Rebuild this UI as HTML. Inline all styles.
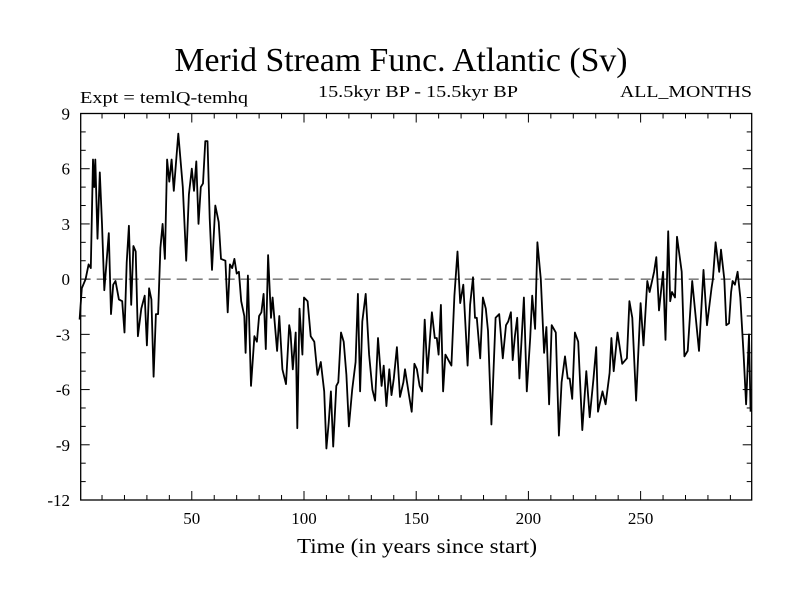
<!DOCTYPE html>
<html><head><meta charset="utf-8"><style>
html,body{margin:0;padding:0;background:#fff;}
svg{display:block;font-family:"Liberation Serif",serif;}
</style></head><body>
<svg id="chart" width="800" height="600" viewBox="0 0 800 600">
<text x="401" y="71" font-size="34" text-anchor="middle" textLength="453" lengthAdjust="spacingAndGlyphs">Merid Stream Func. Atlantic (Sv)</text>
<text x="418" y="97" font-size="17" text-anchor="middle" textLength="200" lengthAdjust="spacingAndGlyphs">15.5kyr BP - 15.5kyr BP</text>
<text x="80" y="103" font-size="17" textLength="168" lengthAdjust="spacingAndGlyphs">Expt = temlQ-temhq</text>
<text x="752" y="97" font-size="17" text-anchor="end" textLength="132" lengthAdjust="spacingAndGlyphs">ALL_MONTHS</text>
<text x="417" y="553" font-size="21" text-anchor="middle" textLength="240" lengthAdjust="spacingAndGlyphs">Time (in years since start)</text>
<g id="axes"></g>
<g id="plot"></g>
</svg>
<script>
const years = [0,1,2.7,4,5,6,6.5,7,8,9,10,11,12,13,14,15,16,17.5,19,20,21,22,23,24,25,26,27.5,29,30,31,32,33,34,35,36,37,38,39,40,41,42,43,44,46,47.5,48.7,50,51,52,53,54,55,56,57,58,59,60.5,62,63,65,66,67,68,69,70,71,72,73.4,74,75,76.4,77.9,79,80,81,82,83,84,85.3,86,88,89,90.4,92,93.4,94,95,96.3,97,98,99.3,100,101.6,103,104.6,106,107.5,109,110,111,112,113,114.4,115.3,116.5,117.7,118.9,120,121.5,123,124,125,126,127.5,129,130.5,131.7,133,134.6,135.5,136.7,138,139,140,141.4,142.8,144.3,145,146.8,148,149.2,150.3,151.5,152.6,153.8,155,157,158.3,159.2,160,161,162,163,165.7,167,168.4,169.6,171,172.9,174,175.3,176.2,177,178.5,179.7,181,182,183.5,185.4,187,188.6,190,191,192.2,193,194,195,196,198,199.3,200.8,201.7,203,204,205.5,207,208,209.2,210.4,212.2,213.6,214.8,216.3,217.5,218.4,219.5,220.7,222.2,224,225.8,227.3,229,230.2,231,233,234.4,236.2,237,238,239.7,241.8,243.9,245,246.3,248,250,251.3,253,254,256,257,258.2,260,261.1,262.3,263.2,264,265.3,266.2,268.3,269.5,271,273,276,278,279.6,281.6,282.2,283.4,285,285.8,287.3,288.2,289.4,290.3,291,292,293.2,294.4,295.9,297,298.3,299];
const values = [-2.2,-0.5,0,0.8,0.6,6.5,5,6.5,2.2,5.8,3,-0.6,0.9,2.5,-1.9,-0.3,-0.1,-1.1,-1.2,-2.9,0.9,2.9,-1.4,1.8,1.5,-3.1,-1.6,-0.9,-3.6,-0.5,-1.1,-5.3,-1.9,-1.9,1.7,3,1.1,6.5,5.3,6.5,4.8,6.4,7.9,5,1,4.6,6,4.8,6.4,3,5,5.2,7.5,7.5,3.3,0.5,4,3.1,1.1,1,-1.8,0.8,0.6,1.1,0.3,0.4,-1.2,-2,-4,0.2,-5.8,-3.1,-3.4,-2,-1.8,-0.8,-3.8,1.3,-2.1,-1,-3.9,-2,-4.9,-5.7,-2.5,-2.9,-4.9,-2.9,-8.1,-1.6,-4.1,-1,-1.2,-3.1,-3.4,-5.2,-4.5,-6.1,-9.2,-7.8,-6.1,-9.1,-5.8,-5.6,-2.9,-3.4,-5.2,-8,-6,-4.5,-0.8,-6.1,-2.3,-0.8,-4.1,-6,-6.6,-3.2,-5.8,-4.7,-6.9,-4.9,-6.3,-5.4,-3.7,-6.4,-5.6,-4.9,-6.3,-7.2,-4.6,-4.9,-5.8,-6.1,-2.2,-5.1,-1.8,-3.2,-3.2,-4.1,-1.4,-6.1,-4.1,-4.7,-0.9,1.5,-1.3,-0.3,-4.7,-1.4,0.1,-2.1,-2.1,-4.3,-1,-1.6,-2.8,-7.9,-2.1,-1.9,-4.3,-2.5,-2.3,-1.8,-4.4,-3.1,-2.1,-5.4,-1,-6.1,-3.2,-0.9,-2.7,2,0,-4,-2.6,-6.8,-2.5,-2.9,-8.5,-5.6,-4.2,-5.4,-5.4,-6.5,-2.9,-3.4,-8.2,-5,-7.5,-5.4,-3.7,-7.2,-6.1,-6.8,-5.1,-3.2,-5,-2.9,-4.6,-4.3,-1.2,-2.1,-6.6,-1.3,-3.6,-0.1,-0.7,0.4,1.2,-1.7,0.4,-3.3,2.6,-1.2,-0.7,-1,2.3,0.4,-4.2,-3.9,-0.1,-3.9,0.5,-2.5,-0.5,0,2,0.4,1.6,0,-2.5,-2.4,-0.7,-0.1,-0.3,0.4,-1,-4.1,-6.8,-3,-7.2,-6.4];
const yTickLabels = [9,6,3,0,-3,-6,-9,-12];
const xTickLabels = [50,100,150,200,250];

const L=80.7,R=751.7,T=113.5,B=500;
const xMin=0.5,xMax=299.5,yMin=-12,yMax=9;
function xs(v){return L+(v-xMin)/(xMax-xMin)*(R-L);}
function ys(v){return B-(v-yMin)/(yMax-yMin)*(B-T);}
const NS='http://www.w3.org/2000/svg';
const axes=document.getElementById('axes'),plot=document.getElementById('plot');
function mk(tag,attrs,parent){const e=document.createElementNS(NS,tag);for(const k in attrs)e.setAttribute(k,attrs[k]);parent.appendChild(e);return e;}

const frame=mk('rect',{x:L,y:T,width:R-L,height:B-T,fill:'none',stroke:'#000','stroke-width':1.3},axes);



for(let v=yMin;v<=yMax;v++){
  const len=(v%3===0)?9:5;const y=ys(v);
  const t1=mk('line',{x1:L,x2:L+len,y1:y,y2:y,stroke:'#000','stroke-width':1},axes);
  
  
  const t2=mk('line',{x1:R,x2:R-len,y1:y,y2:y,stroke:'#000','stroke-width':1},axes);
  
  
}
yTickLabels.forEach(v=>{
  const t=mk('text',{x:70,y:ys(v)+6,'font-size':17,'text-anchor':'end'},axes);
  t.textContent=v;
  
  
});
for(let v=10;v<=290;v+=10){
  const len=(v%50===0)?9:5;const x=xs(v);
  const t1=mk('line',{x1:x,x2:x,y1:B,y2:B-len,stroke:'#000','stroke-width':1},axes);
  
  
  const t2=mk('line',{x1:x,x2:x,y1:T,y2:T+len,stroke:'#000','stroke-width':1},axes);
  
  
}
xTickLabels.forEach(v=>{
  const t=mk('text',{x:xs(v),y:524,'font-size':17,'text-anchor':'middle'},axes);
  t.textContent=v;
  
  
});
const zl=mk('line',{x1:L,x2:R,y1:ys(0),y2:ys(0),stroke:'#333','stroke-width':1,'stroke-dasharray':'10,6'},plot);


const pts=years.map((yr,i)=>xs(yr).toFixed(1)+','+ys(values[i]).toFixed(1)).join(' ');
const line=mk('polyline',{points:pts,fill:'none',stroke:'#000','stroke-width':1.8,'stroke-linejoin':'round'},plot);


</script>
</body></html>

§ §

Directions for this task:
Restate the whole listing above exactly, please, omitting every image.

Exercise result:
Rebuild this UI as HTML. Inline all styles.
<!DOCTYPE html>
<html><head><meta charset="utf-8"><style>
html,body{margin:0;padding:0;background:#fff;}
svg{display:block;font-family:"Liberation Serif",serif;}
</style></head><body>
<svg id="chart" width="800" height="600" viewBox="0 0 800 600">
<text x="401" y="71" font-size="34" text-anchor="middle" textLength="453" lengthAdjust="spacingAndGlyphs">Merid Stream Func. Atlantic (Sv)</text>
<text x="418" y="97" font-size="17" text-anchor="middle" textLength="200" lengthAdjust="spacingAndGlyphs">15.5kyr BP - 15.5kyr BP</text>
<text x="80" y="103" font-size="17" textLength="168" lengthAdjust="spacingAndGlyphs">Expt = temlQ-temhq</text>
<text x="752" y="97" font-size="17" text-anchor="end" textLength="132" lengthAdjust="spacingAndGlyphs">ALL_MONTHS</text>
<text x="417" y="553" font-size="21" text-anchor="middle" textLength="240" lengthAdjust="spacingAndGlyphs">Time (in years since start)</text>
<g id="axes"></g>
<g id="plot"></g>
</svg>
<script>
const years = [0,1,2.7,4,5,6,6.5,7,8,9,10,11,12,13,14,15,16,17.5,19,20,21,22,23,24,25,26,27.5,29,30,31,32,33,34,35,36,37,38,39,40,41,42,43,44,46,47.5,48.7,50,51,52,53,54,55,56,57,58,59,60.5,62,63,65,66,67,68,69,70,71,72,73.4,74,75,76.4,77.9,79,80,81,82,83,84,85.3,86,88,89,90.4,92,93.4,94,95,96.3,97,98,99.3,100,101.6,103,104.6,106,107.5,109,110,111,112,113,114.4,115.3,116.5,117.7,118.9,120,121.5,123,124,125,126,127.5,129,130.5,131.7,133,134.6,135.5,136.7,138,139,140,141.4,142.8,144.3,145,146.8,148,149.2,150.3,151.5,152.6,153.8,155,157,158.3,159.2,160,161,162,163,165.7,167,168.4,169.6,171,172.9,174,175.3,176.2,177,178.5,179.7,181,182,183.5,185.4,187,188.6,190,191,192.2,193,194,195,196,198,199.3,200.8,201.7,203,204,205.5,207,208,209.2,210.4,212.2,213.6,214.8,216.3,217.5,218.4,219.5,220.7,222.2,224,225.8,227.3,229,230.2,231,233,234.4,236.2,237,238,239.7,241.8,243.9,245,246.3,248,250,251.3,253,254,256,257,258.2,260,261.1,262.3,263.2,264,265.3,266.2,268.3,269.5,271,273,276,278,279.6,281.6,282.2,283.4,285,285.8,287.3,288.2,289.4,290.3,291,292,293.2,294.4,295.9,297,298.3,299];
const values = [-2.2,-0.5,0,0.8,0.6,6.5,5,6.5,2.2,5.8,3,-0.6,0.9,2.5,-1.9,-0.3,-0.1,-1.1,-1.2,-2.9,0.9,2.9,-1.4,1.8,1.5,-3.1,-1.6,-0.9,-3.6,-0.5,-1.1,-5.3,-1.9,-1.9,1.7,3,1.1,6.5,5.3,6.5,4.8,6.4,7.9,5,1,4.6,6,4.8,6.4,3,5,5.2,7.5,7.5,3.3,0.5,4,3.1,1.1,1,-1.8,0.8,0.6,1.1,0.3,0.4,-1.2,-2,-4,0.2,-5.8,-3.1,-3.4,-2,-1.8,-0.8,-3.8,1.3,-2.1,-1,-3.9,-2,-4.9,-5.7,-2.5,-2.9,-4.9,-2.9,-8.1,-1.6,-4.1,-1,-1.2,-3.1,-3.4,-5.2,-4.5,-6.1,-9.2,-7.8,-6.1,-9.1,-5.8,-5.6,-2.9,-3.4,-5.2,-8,-6,-4.5,-0.8,-6.1,-2.3,-0.8,-4.1,-6,-6.6,-3.2,-5.8,-4.7,-6.9,-4.9,-6.3,-5.4,-3.7,-6.4,-5.6,-4.9,-6.3,-7.2,-4.6,-4.9,-5.8,-6.1,-2.2,-5.1,-1.8,-3.2,-3.2,-4.1,-1.4,-6.1,-4.1,-4.7,-0.9,1.5,-1.3,-0.3,-4.7,-1.4,0.1,-2.1,-2.1,-4.3,-1,-1.6,-2.8,-7.9,-2.1,-1.9,-4.3,-2.5,-2.3,-1.8,-4.4,-3.1,-2.1,-5.4,-1,-6.1,-3.2,-0.9,-2.7,2,0,-4,-2.6,-6.8,-2.5,-2.9,-8.5,-5.6,-4.2,-5.4,-5.4,-6.5,-2.9,-3.4,-8.2,-5,-7.5,-5.4,-3.7,-7.2,-6.1,-6.8,-5.1,-3.2,-5,-2.9,-4.6,-4.3,-1.2,-2.1,-6.6,-1.3,-3.6,-0.1,-0.7,0.4,1.2,-1.7,0.4,-3.3,2.6,-1.2,-0.7,-1,2.3,0.4,-4.2,-3.9,-0.1,-3.9,0.5,-2.5,-0.5,0,2,0.4,1.6,0,-2.5,-2.4,-0.7,-0.1,-0.3,0.4,-1,-4.1,-6.8,-3,-7.2,-6.4];
const yTickLabels = [9,6,3,0,-3,-6,-9,-12];
const xTickLabels = [50,100,150,200,250];

const L=80.7,R=751.7,T=113.5,B=500;
const xMin=0.5,xMax=299.5,yMin=-12,yMax=9;
function xs(v){return L+(v-xMin)/(xMax-xMin)*(R-L);}
function ys(v){return B-(v-yMin)/(yMax-yMin)*(B-T);}
const NS='http://www.w3.org/2000/svg';
const axes=document.getElementById('axes'),plot=document.getElementById('plot');
function mk(tag,attrs,parent){const e=document.createElementNS(NS,tag);for(const k in attrs)e.setAttribute(k,attrs[k]);parent.appendChild(e);return e;}

const frame=mk('rect',{x:L,y:T,width:R-L,height:B-T,fill:'none',stroke:'#000','stroke-width':1.3},axes);



for(let v=yMin;v<=yMax;v++){
  const len=(v%3===0)?9:5;const y=ys(v);
  const t1=mk('line',{x1:L,x2:L+len,y1:y,y2:y,stroke:'#000','stroke-width':1},axes);
  
  
  const t2=mk('line',{x1:R,x2:R-len,y1:y,y2:y,stroke:'#000','stroke-width':1},axes);
  
  
}
yTickLabels.forEach(v=>{
  const t=mk('text',{x:70,y:ys(v)+6,'font-size':17,'text-anchor':'end'},axes);
  t.textContent=v;
  
  
});
for(let v=10;v<=290;v+=10){
  const len=(v%50===0)?9:5;const x=xs(v);
  const t1=mk('line',{x1:x,x2:x,y1:B,y2:B-len,stroke:'#000','stroke-width':1},axes);
  
  
  const t2=mk('line',{x1:x,x2:x,y1:T,y2:T+len,stroke:'#000','stroke-width':1},axes);
  
  
}
xTickLabels.forEach(v=>{
  const t=mk('text',{x:xs(v),y:524,'font-size':17,'text-anchor':'middle'},axes);
  t.textContent=v;
  
  
});
const zl=mk('line',{x1:L,x2:R,y1:ys(0),y2:ys(0),stroke:'#333','stroke-width':1,'stroke-dasharray':'10,6'},plot);


const pts=years.map((yr,i)=>xs(yr).toFixed(1)+','+ys(values[i]).toFixed(1)).join(' ');
const line=mk('polyline',{points:pts,fill:'none',stroke:'#000','stroke-width':1.8,'stroke-linejoin':'round'},plot);


</script>
</body></html>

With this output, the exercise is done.